Input >>
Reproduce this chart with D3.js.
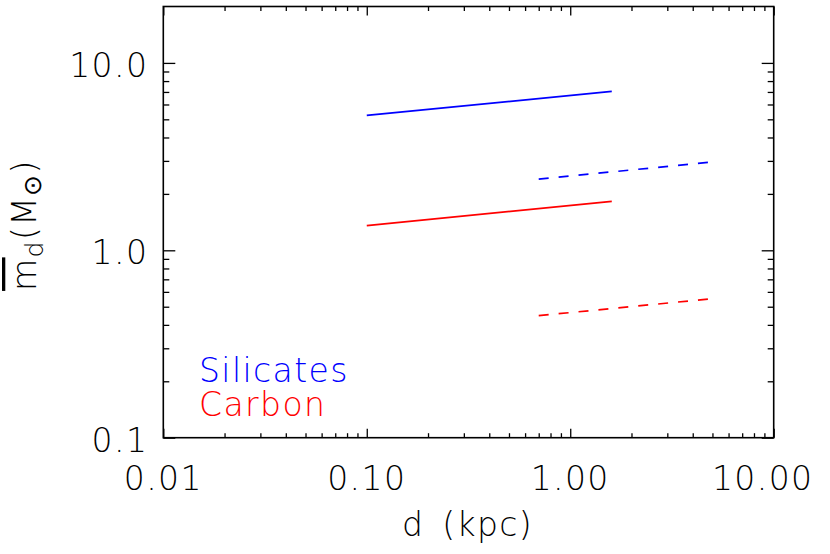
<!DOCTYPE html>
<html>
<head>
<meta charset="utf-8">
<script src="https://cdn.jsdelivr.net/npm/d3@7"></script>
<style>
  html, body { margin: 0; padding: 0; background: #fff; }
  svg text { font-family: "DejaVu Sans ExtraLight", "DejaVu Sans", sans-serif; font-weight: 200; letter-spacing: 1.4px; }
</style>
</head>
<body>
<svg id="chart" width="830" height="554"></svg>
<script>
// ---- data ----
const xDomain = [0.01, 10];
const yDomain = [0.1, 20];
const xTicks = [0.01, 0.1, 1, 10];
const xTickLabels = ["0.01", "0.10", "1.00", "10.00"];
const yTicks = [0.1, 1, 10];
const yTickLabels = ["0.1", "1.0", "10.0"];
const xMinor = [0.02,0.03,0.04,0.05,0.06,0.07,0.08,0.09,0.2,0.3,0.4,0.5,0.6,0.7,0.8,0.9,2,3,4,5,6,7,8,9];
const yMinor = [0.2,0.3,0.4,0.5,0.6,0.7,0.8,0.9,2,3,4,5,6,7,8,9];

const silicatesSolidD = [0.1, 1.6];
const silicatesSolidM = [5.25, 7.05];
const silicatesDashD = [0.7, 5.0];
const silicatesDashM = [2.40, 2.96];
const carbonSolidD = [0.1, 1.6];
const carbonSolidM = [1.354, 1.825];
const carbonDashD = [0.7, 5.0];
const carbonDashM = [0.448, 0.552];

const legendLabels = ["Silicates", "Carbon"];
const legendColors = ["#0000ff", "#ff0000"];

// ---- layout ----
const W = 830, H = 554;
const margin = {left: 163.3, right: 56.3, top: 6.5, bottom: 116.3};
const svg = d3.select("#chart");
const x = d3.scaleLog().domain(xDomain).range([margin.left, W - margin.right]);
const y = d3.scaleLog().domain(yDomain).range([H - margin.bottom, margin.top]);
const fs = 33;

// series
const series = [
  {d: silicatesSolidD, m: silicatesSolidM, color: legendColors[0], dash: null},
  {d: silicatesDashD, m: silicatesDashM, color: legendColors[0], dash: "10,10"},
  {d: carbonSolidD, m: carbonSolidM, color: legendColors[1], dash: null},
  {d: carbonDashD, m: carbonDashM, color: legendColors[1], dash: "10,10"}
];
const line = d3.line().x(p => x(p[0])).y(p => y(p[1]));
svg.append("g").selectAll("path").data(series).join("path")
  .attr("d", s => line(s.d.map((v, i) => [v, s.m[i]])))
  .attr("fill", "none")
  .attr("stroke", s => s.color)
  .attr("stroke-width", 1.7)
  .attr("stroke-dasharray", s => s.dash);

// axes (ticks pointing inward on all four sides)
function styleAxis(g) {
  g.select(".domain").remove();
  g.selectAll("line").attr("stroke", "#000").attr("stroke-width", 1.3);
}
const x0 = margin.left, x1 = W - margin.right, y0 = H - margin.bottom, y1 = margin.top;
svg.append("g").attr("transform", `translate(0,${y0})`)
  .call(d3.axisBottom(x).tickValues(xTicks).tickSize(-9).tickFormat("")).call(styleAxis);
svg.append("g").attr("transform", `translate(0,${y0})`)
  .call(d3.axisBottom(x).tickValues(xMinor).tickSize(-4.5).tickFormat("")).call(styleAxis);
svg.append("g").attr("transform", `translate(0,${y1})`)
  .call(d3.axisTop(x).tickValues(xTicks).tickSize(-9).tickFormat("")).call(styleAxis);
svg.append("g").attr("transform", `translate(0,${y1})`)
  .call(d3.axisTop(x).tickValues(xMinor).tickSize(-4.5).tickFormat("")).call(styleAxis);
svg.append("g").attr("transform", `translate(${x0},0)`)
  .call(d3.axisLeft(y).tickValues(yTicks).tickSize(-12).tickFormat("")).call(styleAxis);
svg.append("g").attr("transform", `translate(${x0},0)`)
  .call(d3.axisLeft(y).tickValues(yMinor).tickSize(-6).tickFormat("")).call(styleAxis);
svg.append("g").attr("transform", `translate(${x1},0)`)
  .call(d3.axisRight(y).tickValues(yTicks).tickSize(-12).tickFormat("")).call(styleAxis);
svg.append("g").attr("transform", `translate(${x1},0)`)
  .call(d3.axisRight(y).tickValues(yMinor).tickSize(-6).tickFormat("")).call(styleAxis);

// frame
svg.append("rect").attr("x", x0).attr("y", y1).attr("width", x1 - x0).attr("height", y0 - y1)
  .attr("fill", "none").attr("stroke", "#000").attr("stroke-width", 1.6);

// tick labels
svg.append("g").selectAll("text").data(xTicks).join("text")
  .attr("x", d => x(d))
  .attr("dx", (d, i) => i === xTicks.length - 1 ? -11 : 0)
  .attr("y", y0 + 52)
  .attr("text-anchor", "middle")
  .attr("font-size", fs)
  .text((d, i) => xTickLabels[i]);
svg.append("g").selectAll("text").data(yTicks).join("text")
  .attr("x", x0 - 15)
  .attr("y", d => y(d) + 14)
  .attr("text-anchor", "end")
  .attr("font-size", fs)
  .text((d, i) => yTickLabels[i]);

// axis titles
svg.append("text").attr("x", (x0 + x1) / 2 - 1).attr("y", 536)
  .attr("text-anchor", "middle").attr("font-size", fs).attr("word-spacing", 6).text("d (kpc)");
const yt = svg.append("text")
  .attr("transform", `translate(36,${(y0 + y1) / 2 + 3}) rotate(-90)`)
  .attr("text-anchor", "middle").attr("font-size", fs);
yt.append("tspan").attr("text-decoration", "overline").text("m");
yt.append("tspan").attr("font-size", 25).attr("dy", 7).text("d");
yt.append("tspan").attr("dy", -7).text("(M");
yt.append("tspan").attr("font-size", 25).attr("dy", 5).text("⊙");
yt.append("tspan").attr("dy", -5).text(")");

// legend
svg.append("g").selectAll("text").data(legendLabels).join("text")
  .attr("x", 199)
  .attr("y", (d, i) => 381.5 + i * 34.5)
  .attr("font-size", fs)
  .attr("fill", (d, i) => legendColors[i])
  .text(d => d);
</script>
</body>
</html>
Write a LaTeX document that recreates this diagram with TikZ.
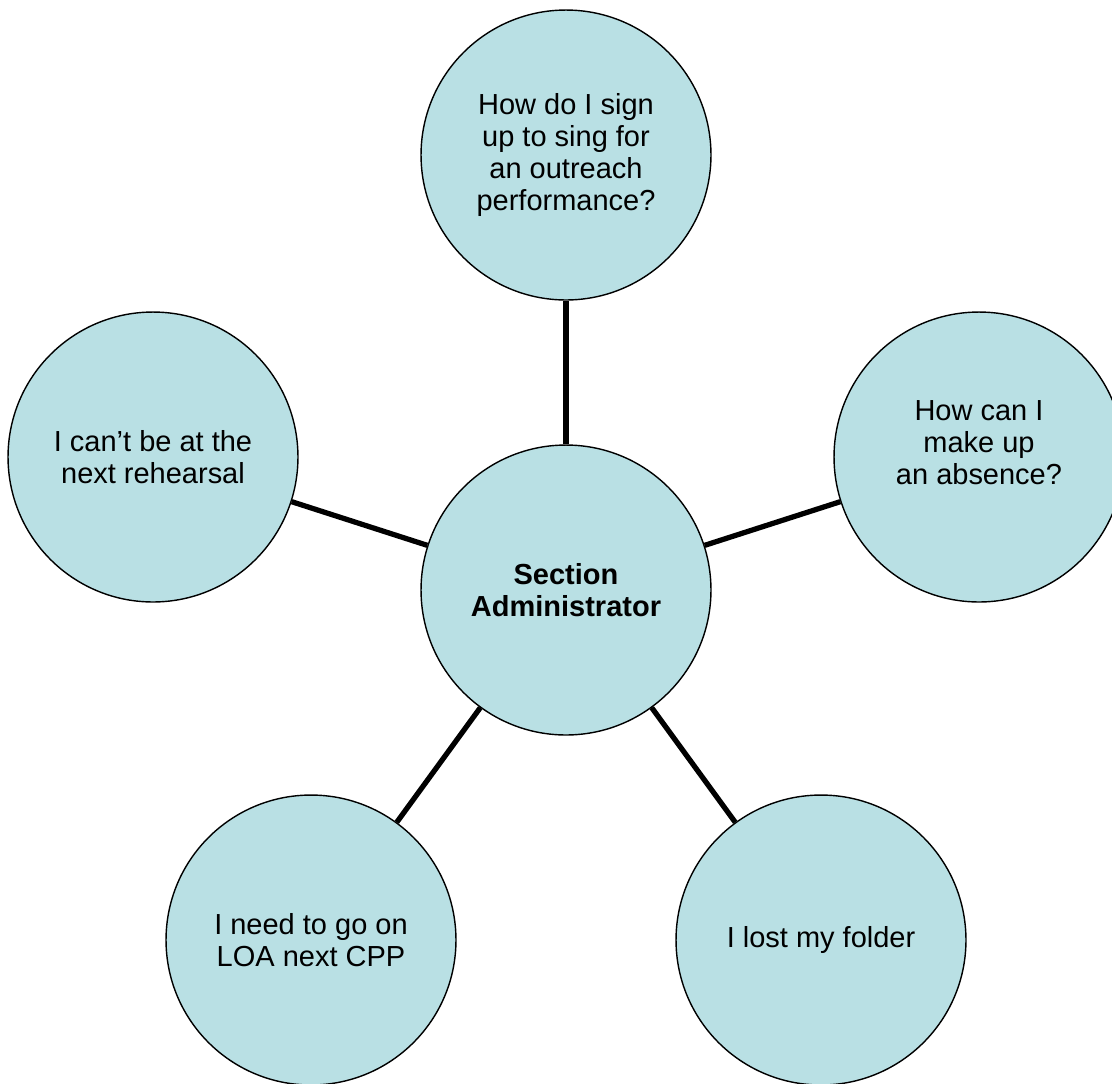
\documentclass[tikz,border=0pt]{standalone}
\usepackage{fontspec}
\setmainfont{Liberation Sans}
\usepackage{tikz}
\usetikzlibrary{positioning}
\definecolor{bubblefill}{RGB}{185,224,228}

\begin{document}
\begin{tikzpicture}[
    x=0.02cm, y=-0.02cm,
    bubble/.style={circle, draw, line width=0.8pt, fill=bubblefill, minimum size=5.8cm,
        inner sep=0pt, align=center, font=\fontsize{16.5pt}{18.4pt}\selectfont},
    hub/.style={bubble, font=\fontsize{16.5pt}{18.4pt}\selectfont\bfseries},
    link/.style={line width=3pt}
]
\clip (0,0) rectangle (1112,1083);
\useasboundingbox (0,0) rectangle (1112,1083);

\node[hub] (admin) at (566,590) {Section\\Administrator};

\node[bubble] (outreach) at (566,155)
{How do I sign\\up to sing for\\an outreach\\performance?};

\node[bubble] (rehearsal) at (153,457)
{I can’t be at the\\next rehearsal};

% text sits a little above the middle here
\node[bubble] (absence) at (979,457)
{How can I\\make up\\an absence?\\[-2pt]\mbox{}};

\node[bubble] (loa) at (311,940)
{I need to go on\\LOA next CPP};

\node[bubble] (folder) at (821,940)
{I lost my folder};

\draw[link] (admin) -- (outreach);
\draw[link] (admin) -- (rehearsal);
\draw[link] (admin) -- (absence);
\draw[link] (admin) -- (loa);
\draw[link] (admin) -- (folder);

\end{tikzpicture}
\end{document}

Requirements >> Print out the whole of the material word for word, without pictures.

Output for this task >>
Reproduce this chart with D3.js.
<!DOCTYPE html>
<html>
<head>
<meta charset="utf-8">
<script src="https://cdn.jsdelivr.net/npm/d3@7"></script>
<style>
  html, body { margin: 0; padding: 0; background: #fff; }
  svg text { font-family: "DejaVu Sans ExtraLight", "DejaVu Sans", sans-serif; font-weight: 200; letter-spacing: 1.4px; }
</style>
</head>
<body>
<svg id="chart" width="830" height="554"></svg>
<script>
// ---- data ----
const xDomain = [0.01, 10];
const yDomain = [0.1, 20];
const xTicks = [0.01, 0.1, 1, 10];
const xTickLabels = ["0.01", "0.10", "1.00", "10.00"];
const yTicks = [0.1, 1, 10];
const yTickLabels = ["0.1", "1.0", "10.0"];
const xMinor = [0.02,0.03,0.04,0.05,0.06,0.07,0.08,0.09,0.2,0.3,0.4,0.5,0.6,0.7,0.8,0.9,2,3,4,5,6,7,8,9];
const yMinor = [0.2,0.3,0.4,0.5,0.6,0.7,0.8,0.9,2,3,4,5,6,7,8,9];

const silicatesSolidD = [0.1, 1.6];
const silicatesSolidM = [5.25, 7.05];
const silicatesDashD = [0.7, 5.0];
const silicatesDashM = [2.40, 2.96];
const carbonSolidD = [0.1, 1.6];
const carbonSolidM = [1.354, 1.825];
const carbonDashD = [0.7, 5.0];
const carbonDashM = [0.448, 0.552];

const legendLabels = ["Silicates", "Carbon"];
const legendColors = ["#0000ff", "#ff0000"];

// ---- layout ----
const W = 830, H = 554;
const margin = {left: 163.3, right: 56.3, top: 6.5, bottom: 116.3};
const svg = d3.select("#chart");
const x = d3.scaleLog().domain(xDomain).range([margin.left, W - margin.right]);
const y = d3.scaleLog().domain(yDomain).range([H - margin.bottom, margin.top]);
const fs = 33;

// series
const series = [
  {d: silicatesSolidD, m: silicatesSolidM, color: legendColors[0], dash: null},
  {d: silicatesDashD, m: silicatesDashM, color: legendColors[0], dash: "10,10"},
  {d: carbonSolidD, m: carbonSolidM, color: legendColors[1], dash: null},
  {d: carbonDashD, m: carbonDashM, color: legendColors[1], dash: "10,10"}
];
const line = d3.line().x(p => x(p[0])).y(p => y(p[1]));
svg.append("g").selectAll("path").data(series).join("path")
  .attr("d", s => line(s.d.map((v, i) => [v, s.m[i]])))
  .attr("fill", "none")
  .attr("stroke", s => s.color)
  .attr("stroke-width", 1.7)
  .attr("stroke-dasharray", s => s.dash);

// axes (ticks pointing inward on all four sides)
function styleAxis(g) {
  g.select(".domain").remove();
  g.selectAll("line").attr("stroke", "#000").attr("stroke-width", 1.3);
}
const x0 = margin.left, x1 = W - margin.right, y0 = H - margin.bottom, y1 = margin.top;
svg.append("g").attr("transform", `translate(0,${y0})`)
  .call(d3.axisBottom(x).tickValues(xTicks).tickSize(-9).tickFormat("")).call(styleAxis);
svg.append("g").attr("transform", `translate(0,${y0})`)
  .call(d3.axisBottom(x).tickValues(xMinor).tickSize(-4.5).tickFormat("")).call(styleAxis);
svg.append("g").attr("transform", `translate(0,${y1})`)
  .call(d3.axisTop(x).tickValues(xTicks).tickSize(-9).tickFormat("")).call(styleAxis);
svg.append("g").attr("transform", `translate(0,${y1})`)
  .call(d3.axisTop(x).tickValues(xMinor).tickSize(-4.5).tickFormat("")).call(styleAxis);
svg.append("g").attr("transform", `translate(${x0},0)`)
  .call(d3.axisLeft(y).tickValues(yTicks).tickSize(-12).tickFormat("")).call(styleAxis);
svg.append("g").attr("transform", `translate(${x0},0)`)
  .call(d3.axisLeft(y).tickValues(yMinor).tickSize(-6).tickFormat("")).call(styleAxis);
svg.append("g").attr("transform", `translate(${x1},0)`)
  .call(d3.axisRight(y).tickValues(yTicks).tickSize(-12).tickFormat("")).call(styleAxis);
svg.append("g").attr("transform", `translate(${x1},0)`)
  .call(d3.axisRight(y).tickValues(yMinor).tickSize(-6).tickFormat("")).call(styleAxis);

// frame
svg.append("rect").attr("x", x0).attr("y", y1).attr("width", x1 - x0).attr("height", y0 - y1)
  .attr("fill", "none").attr("stroke", "#000").attr("stroke-width", 1.6);

// tick labels
svg.append("g").selectAll("text").data(xTicks).join("text")
  .attr("x", d => x(d))
  .attr("dx", (d, i) => i === xTicks.length - 1 ? -11 : 0)
  .attr("y", y0 + 52)
  .attr("text-anchor", "middle")
  .attr("font-size", fs)
  .text((d, i) => xTickLabels[i]);
svg.append("g").selectAll("text").data(yTicks).join("text")
  .attr("x", x0 - 15)
  .attr("y", d => y(d) + 14)
  .attr("text-anchor", "end")
  .attr("font-size", fs)
  .text((d, i) => yTickLabels[i]);

// axis titles
svg.append("text").attr("x", (x0 + x1) / 2 - 1).attr("y", 536)
  .attr("text-anchor", "middle").attr("font-size", fs).attr("word-spacing", 6).text("d (kpc)");
const yt = svg.append("text")
  .attr("transform", `translate(36,${(y0 + y1) / 2 + 3}) rotate(-90)`)
  .attr("text-anchor", "middle").attr("font-size", fs);
yt.append("tspan").attr("text-decoration", "overline").text("m");
yt.append("tspan").attr("font-size", 25).attr("dy", 7).text("d");
yt.append("tspan").attr("dy", -7).text("(M");
yt.append("tspan").attr("font-size", 25).attr("dy", 5).text("⊙");
yt.append("tspan").attr("dy", -5).text(")");

// legend
svg.append("g").selectAll("text").data(legendLabels).join("text")
  .attr("x", 199)
  .attr("y", (d, i) => 381.5 + i * 34.5)
  .attr("font-size", fs)
  .attr("fill", (d, i) => legendColors[i])
  .text(d => d);
</script>
</body>
</html>
Write a LaTeX document that recreates this diagram with TikZ.
\documentclass[tikz,border=0pt]{standalone}
\usepackage{fontspec}
\setmainfont{Liberation Sans}
\usepackage{tikz}
\usetikzlibrary{positioning}
\definecolor{bubblefill}{RGB}{185,224,228}

\begin{document}
\begin{tikzpicture}[
    x=0.02cm, y=-0.02cm,
    bubble/.style={circle, draw, line width=0.8pt, fill=bubblefill, minimum size=5.8cm,
        inner sep=0pt, align=center, font=\fontsize{16.5pt}{18.4pt}\selectfont},
    hub/.style={bubble, font=\fontsize{16.5pt}{18.4pt}\selectfont\bfseries},
    link/.style={line width=3pt}
]
\clip (0,0) rectangle (1112,1083);
\useasboundingbox (0,0) rectangle (1112,1083);

\node[hub] (admin) at (566,590) {Section\\Administrator};

\node[bubble] (outreach) at (566,155)
{How do I sign\\up to sing for\\an outreach\\performance?};

\node[bubble] (rehearsal) at (153,457)
{I can’t be at the\\next rehearsal};

% text sits a little above the middle here
\node[bubble] (absence) at (979,457)
{How can I\\make up\\an absence?\\[-2pt]\mbox{}};

\node[bubble] (loa) at (311,940)
{I need to go on\\LOA next CPP};

\node[bubble] (folder) at (821,940)
{I lost my folder};

\draw[link] (admin) -- (outreach);
\draw[link] (admin) -- (rehearsal);
\draw[link] (admin) -- (absence);
\draw[link] (admin) -- (loa);
\draw[link] (admin) -- (folder);

\end{tikzpicture}
\end{document}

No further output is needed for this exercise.